NORTHERNERS sound stupid. At least to some ears. This, very crudely, is the finding of a gold-standard four-year study in to accent bias in England published this week.

Researchers uncovered widespread prejudice about people based on nothing more than the way they talked. And this bigotry, the experts found, was stronger, more extreme, when it was unconscious.

“People do think that speakers in the north of England are less intelligent, less ambitious, less educated and so on, solely from the way they speak,” said Robert McKenzie, the scholar at Northumbria University who led the study “On the other hand, people in the south are thought to be more ambitious, more intelligent.”

The academic had a consolation of sorts for northern speakers. They were, he said, seen as “friendly, outgoing and trustworthy salt-of-the-earth folk”.

So those English speakers whose septentrional accents stray from a supposed “standard” are not just demeaned, they are patronised too.

Grim, but maybe not surprising. I mean, like, wow, yeah, language, and even its harmless little tics, really triggers some folk. Take MLE. Or Multi-cultural London English, the new hybrid variety – or sociolect, as linguists would call it – that is bursting out of places where once Cockney reigned supreme. Some sticklers are horrified, displaying the same kind of prejudices against inner city youth as those exposed against northerners in this week’s study.
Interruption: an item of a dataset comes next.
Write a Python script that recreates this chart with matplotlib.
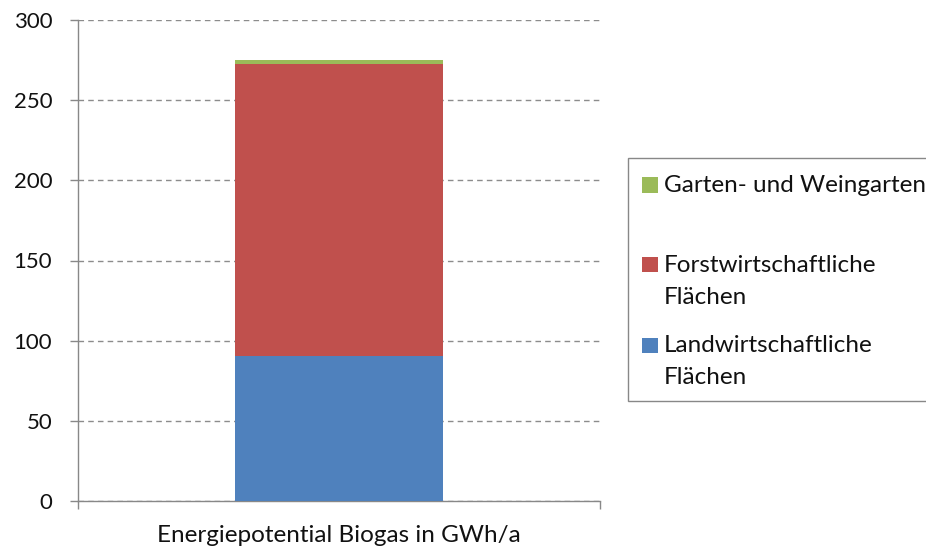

Me? I think MLE, the language of Grime music, is glorious.

We all have feelings – sometimes deeply buried – about the speech of others

But, perhaps ironically, we are not very good at articulating them. Why? Well, I suspect a lot of us just do not know the language of language, the basic vocabulary of linguistics.

We conflate and confuse even the most basic of terms such as “slang”, "dialect” or “accent”. Hey, a surprising number of people do not seem to know what a language is. It is hard to blame them: many of us were never taught this stuff at school. And the answer is far from straight-forward or even uncontested.

Confusion over what does – and does not – constitute a language pervades social media debate over the status of Scots.

I say “debate” but, as often as not, what we are talking about here is just hyper-partisan unionists vomiting ignorant bile at those – especially women such as the poet Len Pennie – who post online in their mither leid.

Is Scots a language? Well, the answer to that depends on who you are. If you’re a Scottish linguist, then, yes, doh, of course it is. If you’re an angry man with a Union Jack as your Twitter picture, then, huff, puff, scoff, splutter, no, what nationalist nonsense.

I’ll declare an interest here: I take the side of the lingo nerds against the flag avatars. And so should you: scholarship and lived experience always trump internet ire, especially when politically motivated.

Let’s be honest, Scotland’s online language wars are never going to be very edifying. Which is a shame because both sides skirt around some properly curious and tricky questions.

Such as: what is the difference between a dialect and a language? The classic groan-out-loud linguist joke answer is that the latter has an army and navy. Politics, innit, as you might say in MLE.

Mind you, Scots is distinctive and pretty coherent – even if it is as yet unstandardised. Its language status is long established, and is protected by the Scottish and British Governments under international convention. It has a corpus of literature, libraries full dictionaries and textbooks, and universities brimming with scholars devoted to its study.

A language, then.

Yet, it is also probably fine to call Scots a dialect, if you really must. But it does not make any more sense to say that Scots is a dialect “of” English than it is to say that English is a dialect “of” Scots.

Both varieties – linguists prefer this word – sit on the same language continuum. A west Germanic one to be exact. And they are not alone.

Not least because between them there is Northumbrian. The speech of North-east England, not just of Tynesiders, but of the entire region, is instantly recognisable, distinct, different.

The other day I saw one of the angry stupid people of Twitter spit that Scots was no different than “Geordie”, just another “dialect of English”.

In a way they were right, just not as they were suggesting. Why? Well, because, while Northumbrian is not universally recognised as a language, there are some strong academic arguments to be made that it should be. Just like Scots.

The Northumbrian Language Society, or NLS, a registered charity, has been championing local speech for yonks. It is pretty sanguine about status.

“Northumbrian is a language because it satisfies the comprehensibility test, which states that related dialects become separate languages when they are no longer mutually comprehensible, like Spanish and Portuguese,” it says on its website. “Speakers of Northumbrian are not very bothered about whether their speech is regarded as a language or a dialect, because it can be both. The important point to grasp, however, is that while Northumbrian is an English dialect, it is not a dialect of standard English, because Northumbrian came into existence centuries before standard English was created.”

I guess this what the Scots language “debate" might sound like without the added niggle of constitutional politics, of rival nationalisms.

Northumbrian – with the Anglic roots it shares with English and Scots – reminds us that languages can serve both as barriers and as bridges, as ways of underlining both difference and similarity. It also helps Scottish speakers understand the history, the place among Europe’s families of languages of our own two main tongues, Scots and English.

So we should give Northumbrian more of a listen. Because these northerners do not sound stupid at all, not to my ears anyway.